U.S. District Judge Brian Morris issued the temporary restraining order Friday preventing the state from enforcing House Bill 359 pending the plaintiffs' request for a preliminary injunction. His reasoning was based upon potential impacts on the upcoming Montana Pride events in Helena and potential constitutional violations if the court doesn’t interfere.

“[HB 359] contains no carveout for speech or expression with serious literary, artistic, political, or scientific value,” wrote Morris.

HB 359 was passed by the Legislature and signed by Gov. Greg Gianforte on May 22. The law prohibits schools and libraries that receive state funding from hosting “drag story hours” during regular operating hours or a sponsored extracurricular activity. It also bans “sexually oriented performances” in front of minors – either on public property or at a business – and it bans them altogether in locations that receive state funding. It defines “sexually oriented” to include “stripping, salacious dancing,” and any other “lewd or lascivious depiction or description.”

A number of organizations and individuals filed suit earlier this month, saying the new law restricted their rights to free expression, and that the definitions in the bill were too vague and left them in an uncertain legal position.

The plaintiffs also said there was a particular need for a restraining order because of events planned in Helena next week for Montana Pride.
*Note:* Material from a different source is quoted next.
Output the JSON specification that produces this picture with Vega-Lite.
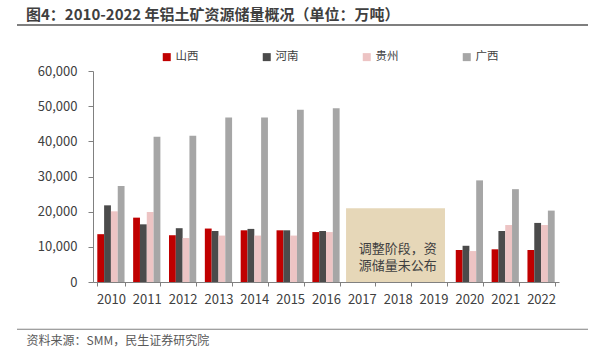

Pride organizers said they may be forced to choose between limiting their expression and potentially running afoul of the new requirements.

“Nothing in the record currently before the Court indicates that speech and expression associated with Montana Pride has harmed minors or any other community members,” stated Morris in the ruling.

At the Wednesday TRO hearing, attorneys for the Montana Department of Justice defended the law, arguing that there wasn’t a risk of “irreparable harm” to the plaintiffs. They said the passage of HB 359 was a justifiable action, and that the state has the authority to restrict some conduct that may not be obscene in order to keep it away from minors.

The next hearing on the request for a longer-term injunction is likely to be scheduled sometime in late August.